A resume is the greatest hits album of your professional life. It showcases your most significant accomplishments alongside the diverse experiences and skills you’ve acquired throughout your professional life. The best resumes are focused, precise, engaging, and leave readers feeling that they must meet you in person.
Some points to keep in mind before you write the first draft of your resume:
Resumes are not CVs. The two terms may be synonymous in the UK, but not here in the US. Stateside, a CV is a complete list of every single academic accomplishment: your education, work history, publications, awards, lectures, conference presentations, book chapters, theses advised, etc. A resume, on the other hand, is a curated list of your most important and relevant professional accomplishments. As such, resumes are significantly shorter, and they tend to focus more on work history and skills than honorific bling.

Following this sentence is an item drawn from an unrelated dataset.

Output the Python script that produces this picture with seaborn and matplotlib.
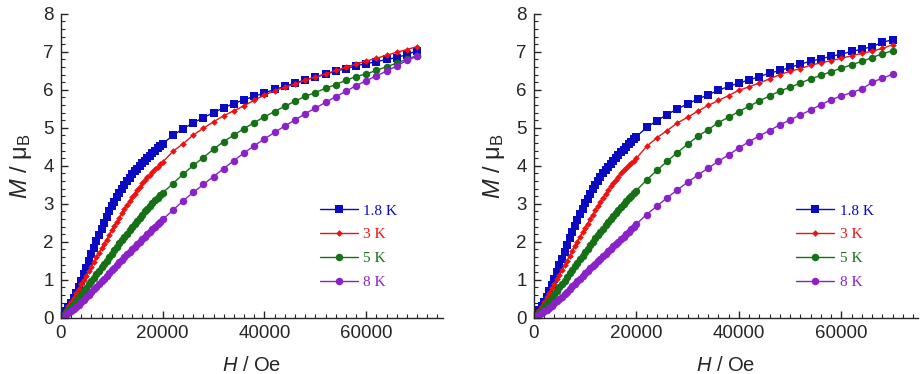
import matplotlib
matplotlib.use("Agg")
import matplotlib.pyplot as plt
import numpy as np
import pandas as pd
import seaborn as sns
from matplotlib.ticker import MultipleLocator

# field values (Oe): dense sweep up to 2 T, then 2 kOe steps
H_low = [0, 500, 1000, 1500, 2000, 2500, 3000, 3500, 4000, 4500,
         5000, 5500, 6000, 6500, 7000, 7500, 8000, 8500, 9000, 9500,
         10000, 10500, 11000, 11500, 12000, 12500, 13000, 13500, 14000, 14500,
         15000, 15500, 16000, 16500, 17000, 17500, 18000, 18500, 19000, 19500,
         20000]
H_high = [22000, 24000, 26000, 28000, 30000, 32000, 34000, 36000, 38000, 40000,
          42000, 44000, 46000, 48000, 50000, 52000, 54000, 56000, 58000, 60000,
          62000, 64000, 66000, 68000, 70000]

temps = ["1.8 K", "3 K", "5 K", "8 K"]

# left panel (M in muB)
left_1p8 = [0, 0.08, 0.18, 0.29, 0.40, 0.53, 0.66, 0.82, 0.98, 1.15,
            1.32, 1.50, 1.67, 1.85, 2.02, 2.19, 2.35, 2.51, 2.66, 2.80,
            2.94, 3.06, 3.18, 3.29, 3.40, 3.50, 3.60, 3.69, 3.78, 3.86,
            3.93, 4.00, 4.07, 4.14, 4.20, 4.27, 4.33, 4.40, 4.46, 4.52,
            4.58,
            4.80, 4.98, 5.13, 5.27, 5.40, 5.53, 5.64, 5.74, 5.83, 5.92,
            6.01, 6.09, 6.18, 6.26, 6.33, 6.41, 6.49, 6.56, 6.63, 6.69,
            6.74, 6.80, 6.85, 6.93, 7.03]
left_3 = [0, 0.10, 0.20, 0.31, 0.42, 0.53, 0.65, 0.76, 0.88, 0.99,
          1.11, 1.23, 1.35, 1.47, 1.59, 1.71, 1.83, 1.94, 2.06, 2.18,
          2.30, 2.41, 2.52, 2.64, 2.75, 2.86, 2.96, 3.07, 3.17, 3.27,
          3.36, 3.45, 3.54, 3.62, 3.70, 3.77, 3.84, 3.91, 3.97, 4.04,
          4.10,
          4.38, 4.58, 4.81, 4.99, 5.16, 5.32, 5.45, 5.58, 5.73, 5.86,
          5.98, 6.07, 6.15, 6.26, 6.34, 6.42, 6.51, 6.59, 6.68, 6.76,
          6.83, 6.91, 6.99, 7.06, 7.14]
left_5 = [0, 0.07, 0.14, 0.21, 0.29, 0.37, 0.45, 0.53, 0.62, 0.70,
          0.79, 0.88, 0.97, 1.06, 1.15, 1.24, 1.33, 1.42, 1.51, 1.60,
          1.69, 1.78, 1.87, 1.96, 2.05, 2.13, 2.22, 2.30, 2.39, 2.47,
          2.56, 2.64, 2.72, 2.80, 2.87, 2.95, 3.02, 3.09, 3.16, 3.23,
          3.29,
          3.53, 3.78, 4.01, 4.22, 4.44, 4.64, 4.81, 4.98, 5.14, 5.29,
          5.43, 5.57, 5.70, 5.83, 5.93, 6.04, 6.14, 6.25, 6.35, 6.42,
          6.51, 6.61, 6.70, 6.81, 6.90]
left_8 = [0, 0.04, 0.08, 0.13, 0.18, 0.23, 0.29, 0.35, 0.41, 0.47,
          0.54, 0.61, 0.68, 0.75, 0.82, 0.89, 0.96, 1.03, 1.10, 1.17,
          1.25, 1.32, 1.39, 1.46, 1.53, 1.60, 1.67, 1.74, 1.81, 1.87,
          1.94, 2.00, 2.07, 2.13, 2.20, 2.26, 2.33, 2.39, 2.46, 2.52,
          2.59,
          2.83, 3.08, 3.30, 3.51, 3.72, 3.93, 4.14, 4.34, 4.53, 4.71,
          4.88, 5.05, 5.21, 5.37, 5.52, 5.67, 5.82, 5.96, 6.11, 6.24,
          6.37, 6.49, 6.63, 6.78, 6.88]

# right panel
right_1p8 = [0, 0.09, 0.20, 0.31, 0.43, 0.56, 0.70, 0.86, 1.02, 1.20,
             1.38, 1.56, 1.74, 1.92, 2.09, 2.26, 2.42, 2.58, 2.73, 2.87,
             3.01, 3.14, 3.26, 3.38, 3.49, 3.60, 3.70, 3.80, 3.89, 3.98,
             4.06, 4.14, 4.21, 4.29, 4.36, 4.43, 4.50, 4.57, 4.64, 4.71,
             4.77,
             5.01, 5.19, 5.35, 5.50, 5.63, 5.76, 5.87, 5.99, 6.09, 6.18,
             6.26, 6.35, 6.44, 6.51, 6.59, 6.68, 6.75, 6.82, 6.88, 6.94,
             7.01, 7.07, 7.14, 7.25, 7.32]
right_3 = [0, 0.10, 0.20, 0.31, 0.42, 0.54, 0.66, 0.78, 0.90, 1.02,
           1.14, 1.26, 1.39, 1.51, 1.64, 1.76, 1.89, 2.01, 2.13, 2.25,
           2.37, 2.48, 2.60, 2.72, 2.83, 2.94, 3.05, 3.16, 3.26, 3.36,
           3.46, 3.55, 3.64, 3.72, 3.80, 3.88, 3.95, 4.02, 4.08, 4.14,
           4.20,
           4.51, 4.74, 4.93, 5.13, 5.28, 5.44, 5.59, 5.72, 5.85, 5.99,
           6.08, 6.18, 6.29, 6.40, 6.49, 6.56, 6.65, 6.71, 6.77, 6.83,
           6.90, 6.96, 7.02, 7.09, 7.19]
right_5 = [0, 0.07, 0.14, 0.21, 0.29, 0.37, 0.45, 0.53, 0.62, 0.71,
           0.80, 0.89, 0.98, 1.07, 1.17, 1.26, 1.36, 1.45, 1.54, 1.63,
           1.73, 1.82, 1.91, 2.00, 2.09, 2.18, 2.27, 2.35, 2.44, 2.52,
           2.61, 2.69, 2.77, 2.85, 2.93, 3.00, 3.08, 3.15, 3.22, 3.28,
           3.35,
           3.63, 3.88, 4.12, 4.35, 4.57, 4.78, 4.95, 5.14, 5.28, 5.43,
           5.57, 5.71, 5.84, 5.97, 6.07, 6.18, 6.29, 6.38, 6.48, 6.57,
           6.66, 6.75, 6.85, 6.95, 7.03]
right_8 = [0, 0.04, 0.08, 0.12, 0.17, 0.22, 0.27, 0.32, 0.38, 0.44,
           0.50, 0.56, 0.63, 0.69, 0.76, 0.83, 0.90, 0.96, 1.03, 1.10,
           1.17, 1.23, 1.30, 1.36, 1.43, 1.49, 1.56, 1.62, 1.69, 1.75,
           1.82, 1.88, 1.95, 2.01, 2.08, 2.14, 2.21, 2.27, 2.34, 2.40,
           2.47,
           2.72, 2.94, 3.16, 3.37, 3.57, 3.76, 3.94, 4.12, 4.29, 4.47,
           4.64, 4.79, 4.93, 5.08, 5.21, 5.34, 5.47, 5.61, 5.74, 5.84,
           5.93, 6.02, 6.20, 6.31, 6.41]

colors = ["#0a0ac0", "#ee1111", "#167016", "#8a22c8"]
markers = ["s", "D", "o", "o"]
msizes = [6.2, 3.4, 5.4, 5.4]

sns.set_style("ticks")
plt.rcParams["font.family"] = ["Liberation Sans", "DejaVu Sans"]
plt.rcParams["mathtext.fontset"] = "custom"
plt.rcParams["mathtext.rm"] = "Liberation Sans"
plt.rcParams["mathtext.it"] = "Liberation Sans:italic"

fig = plt.figure(figsize=(9.22, 3.74), dpi=100)
ax_left = fig.add_axes([0.066, 0.150, 0.414, 0.813])
ax_right = fig.add_axes([0.579, 0.150, 0.417, 0.813])

H_all = H_low + H_high
panels = [
    (ax_left, [left_1p8, left_3, left_5, left_8], 0.678),
    (ax_right, [right_1p8, right_3, right_5, right_8], 0.682),
]

for ax, series, leg_x in panels:
    for label, M, c, m, ms in zip(temps, series, colors, markers, msizes):
        df = pd.DataFrame({"H": H_all, "M": M})
        sns.lineplot(data=df, x="H", y="M", ax=ax, color=c, marker=m,
                     markersize=ms, markeredgewidth=0, linewidth=1.0,
                     sort=False, label=label)

    ax.set_xlim(0, 75000)
    ax.set_ylim(0, 8)
    ax.xaxis.set_major_locator(MultipleLocator(20000))
    ax.xaxis.set_minor_locator(MultipleLocator(2000))
    ax.yaxis.set_major_locator(MultipleLocator(1))
    ax.yaxis.set_minor_locator(MultipleLocator(0.2))
    ax.tick_params(which="both", direction="in", labelsize=13.5, pad=5)
    ax.tick_params(which="major", length=5, width=1)
    ax.tick_params(which="minor", length=3, width=0.8)
    sns.despine(ax=ax)
    for s in ["left", "bottom"]:
        ax.spines[s].set_linewidth(1.0)

    ax.set_xlabel(r"$\mathit{H}$ / Oe", fontsize=14.5, labelpad=10)
    ax.set_ylabel(r"$\mathit{M}$ / μ$_\mathrm{B}$", fontsize=17, labelpad=7)

    leg = ax.legend(loc="upper left", bbox_to_anchor=(leg_x, 0.375),
                    frameon=False, borderpad=0, borderaxespad=0,
                    handlelength=2.5, handletextpad=0.35, labelspacing=0.66,
                    prop={"family": "Liberation Serif", "size": 11})
    for txt, c in zip(leg.get_texts(), colors):
        txt.set_color(c)

fig.savefig("out.png", dpi=100)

Your resume must be skim-able. You have roughly 5 seconds to impress a potential employer and communicate your main points on paper. Even if you wowed her with an amazing cover letter (and this assumes that she actually read the cover letter first, which is not always the case), your resume is probably one of several hundred that she needs to get through quickly. For this reason, your resume needs to be neatly organized and visually appealing. Major accomplishments, impressive job titles, company names, degrees, and alma maters will need to stand out, as will your particular professional achievements.

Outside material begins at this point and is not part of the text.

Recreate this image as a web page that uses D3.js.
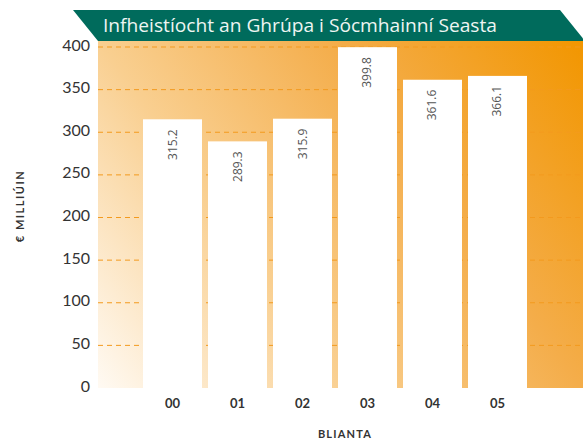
<!DOCTYPE html>
<html>
<head>
<meta charset="utf-8">
<script src="https://cdn.jsdelivr.net/npm/d3@7"></script>
<style>
  body { margin: 0; background: #fff; }
</style>
</head>
<body>
<div id="chart"></div>
<script>
// chart data
const years = ["00", "01", "02", "03", "04", "05"];
const values = [315.2, 289.3, 315.9, 399.8, 361.6, 366.1];
const yTicks = [0, 50, 100, 150, 200, 250, 300, 350, 400];
const title = "Infheistíocht an Ghrúpa i Sócmhainní Seasta";

const width = 583;
const height = 441;

const svg = d3.select("#chart").append("svg")
    .attr("width", width).attr("height", height);

const plotLeft = 98, plotRight = 583, plotTop = 41, plotBottom = 388;

// gradient background, bottom-left to top-right
const defs = svg.append("defs");
const grad = defs.append("linearGradient")
    .attr("id", "bg")
    .attr("gradientUnits", "userSpaceOnUse")
    .attr("x1", plotLeft).attr("y1", plotBottom)
    .attr("x2", plotRight).attr("y2", plotTop);
grad.append("stop").attr("offset", 0).attr("stop-color", "#fffaf3");
grad.append("stop").attr("offset", 0.34).attr("stop-color", "#f9cf90");
grad.append("stop").attr("offset", 0.66).attr("stop-color", "#f4ad4a");
grad.append("stop").attr("offset", 1).attr("stop-color", "#f29600");

svg.append("rect")
    .attr("x", plotLeft).attr("y", plotTop)
    .attr("width", plotRight - plotLeft).attr("height", plotBottom - plotTop)
    .attr("fill", "url(#bg)");

const y = d3.scaleLinear().domain([0, 400]).range([388, 47]);
const x = d3.scaleBand().domain(years).range([143, 527]).paddingInner(0.0923).paddingOuter(0);

// dashed grid lines
svg.append("g").selectAll("line")
    .data(yTicks.filter(d => d > 0))
    .join("line")
    .attr("x1", plotLeft).attr("x2", plotRight)
    .attr("y1", d => y(d)).attr("y2", d => y(d))
    .attr("stroke", "#f39a1e")
    .attr("stroke-width", 1)
    .attr("stroke-dasharray", "5,4");

// bars
svg.append("g").selectAll("rect")
    .data(values)
    .join("rect")
    .attr("x", (d, i) => x(years[i]))
    .attr("y", d => y(d))
    .attr("width", x.bandwidth())
    .attr("height", d => y(0) - y(d))
    .attr("fill", "#ffffff");

// value labels, rotated
svg.append("g").selectAll("text")
    .data(values)
    .join("text")
    .attr("transform", (d, i) => `translate(${x(years[i]) + x.bandwidth() / 2 + 4},${y(d) + 10}) rotate(-90)`)
    .attr("text-anchor", "end")
    .attr("font-family", "'Open Sans', sans-serif")
    .attr("font-size", 12)
    .attr("fill", "#555")
    .text(d => d.toFixed(1));

// y axis tick labels
svg.append("g").selectAll("text")
    .data(yTicks)
    .join("text")
    .attr("x", 90)
    .attr("y", d => y(d) - 2)
    .attr("dy", "0.35em")
    .attr("text-anchor", "end")
    .attr("font-family", "Lato, sans-serif")
    .attr("font-size", 16)
    .attr("fill", "#333")
    .text(d => d);

// x axis labels
svg.append("g").selectAll("text")
    .data(years)
    .join("text")
    .attr("x", d => x(d) + x.bandwidth() / 2)
    .attr("y", 408)
    .attr("text-anchor", "middle")
    .attr("font-family", "Lato, sans-serif")
    .attr("font-weight", "bold")
    .attr("font-size", 13)
    .attr("fill", "#333")
    .text(d => d);

// axis titles
svg.append("text")
    .attr("x", 345).attr("y", 438)
    .attr("text-anchor", "middle")
    .attr("font-family", "Lato, sans-serif")
    .attr("font-weight", "bold")
    .attr("font-size", 11)
    .attr("letter-spacing", 1.2)
    .attr("fill", "#333")
    .text("BLIANTA");

svg.append("text")
    .attr("transform", "translate(24,206) rotate(-90)")
    .attr("text-anchor", "middle")
    .attr("font-family", "Lato, sans-serif")
    .attr("font-weight", "bold")
    .attr("font-size", 11)
    .attr("letter-spacing", 1.5)
    .attr("fill", "#333")
    .text("€ MILLIÚIN");

// title banner
svg.append("polygon")
    .attr("points", "73,10 560,10 585,41 98,41")
    .attr("fill", "#006b5c");

svg.append("text")
    .attr("x", 103).attr("y", 32)
    .attr("font-family", "'Open Sans', sans-serif")
    .attr("font-size", 19)
    .attr("fill", "#eef5f2")
    .attr("textLength", 394)
    .attr("lengthAdjust", "spacingAndGlyphs")
    .text(title);
</script>
</body>
</html>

Keep it to a single page. In almost all cases, resumes should be a single page in length. Senior professionals and executives who have spent decades in their fields sometimes have two-page resumes, but almost everyone else sticks to a page. There are two reasons for this:
- Most young professionals—especially those coming straight out of college and grad school—do not have enough significant work experience to merit more than 1 page
- Two-page resumes are difficult to read quickly.

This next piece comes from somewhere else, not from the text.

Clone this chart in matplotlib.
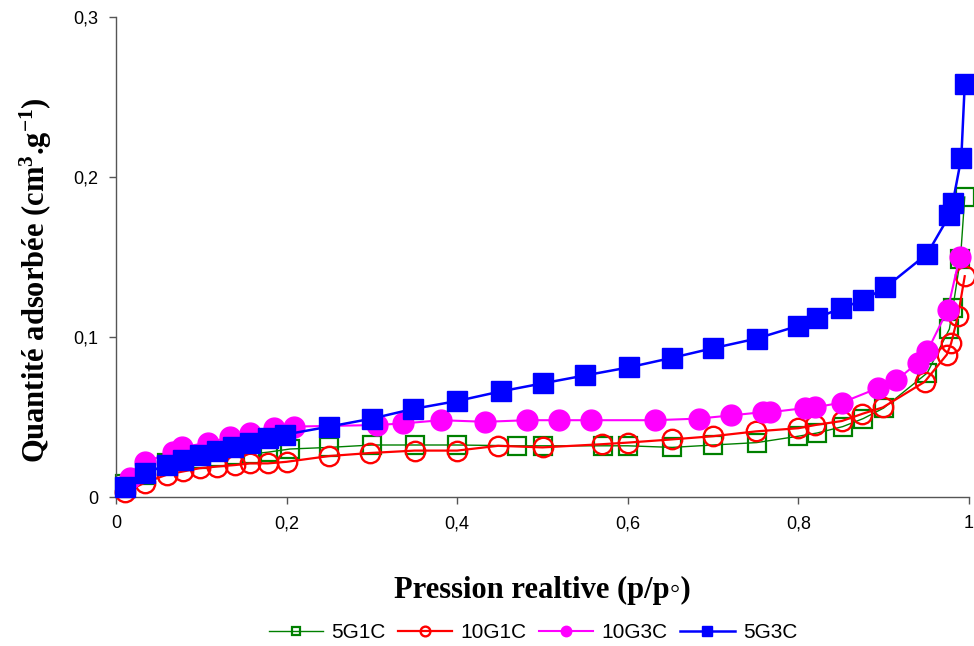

Use standard fonts and styles. As in your cover letters, you’ll want to use standard fonts, styles, and margins to make your resume as readable as possible in both online and print formats. Stick with 11- or 12-point Times New Roman and avoid Helvetica and Arial. One-inch margins are preferable as well. Since you’ll often need to submit your letter and resume as a single PDF file, it’s best if the formatting of your resume (font, size, margins) matches the formatting of your cover letter.
Proofread. Potential employers will quickly lose interest in you if your resume has spelling, grammar, or usage errors. While such errors may seem small compared to all of your education and other accomplishments, they will communicate to the employer that you simply didn’t care enough about your application to spend 10-20 extra minutes making sure your application was as polished as possible.
Stay professional. Resumes that include photos, inspirational quotes, digital soundtracks, mini bios, color backgrounds, and other personal touches get thrown in the trash. Why? Besides lacking taste, the authors of these resumes lack a basic understanding of what constitutes appropriate professional behavior and communication. Instead, show your personality through your accomplishments. The subjects you studied, the experiences you’ve had, and the interests you list will tell potential employers plenty about who you are as a person.
Tailor your resume to each application. It’s never one-and-done. Because no two jobs are exactly alike, none of your resumes should be exactly alike either, even when applying to similar jobs within the same industry. Rather, you should take time to tailor your resume to each job by making small changes here and there to match the respective job description. Sometimes this will require replacing a few bullet points or mentioning a particular software package in your skills section. Other times, it will require re-ordering or even re-categorizing your professional experiences. Taking the time to tailor-make these changes will increase the likelihood that employers find what they’re looking for faster.
Resumes make arguments. A great resume does more than communicate your work and educational experiences—it also communicates a message. In academic terms, it makes an argument to the reader that communicates the applicant’s skills and qualifications for the job. The evidence for the argument is made not only in the quantity and quality of the applicant’s skills and experiences, but also in the way the applicant emphasizes certain skills and experiences above others.
Resumes are works of art. Think of your resume as a text-only infographic: it needs to be visually appealing, snappy, and inviting all in a single glance. The more willing your reader is to look at your resume, the more time he’ll spend reviewing it, which increases your chances that he will move it to the top of the pile.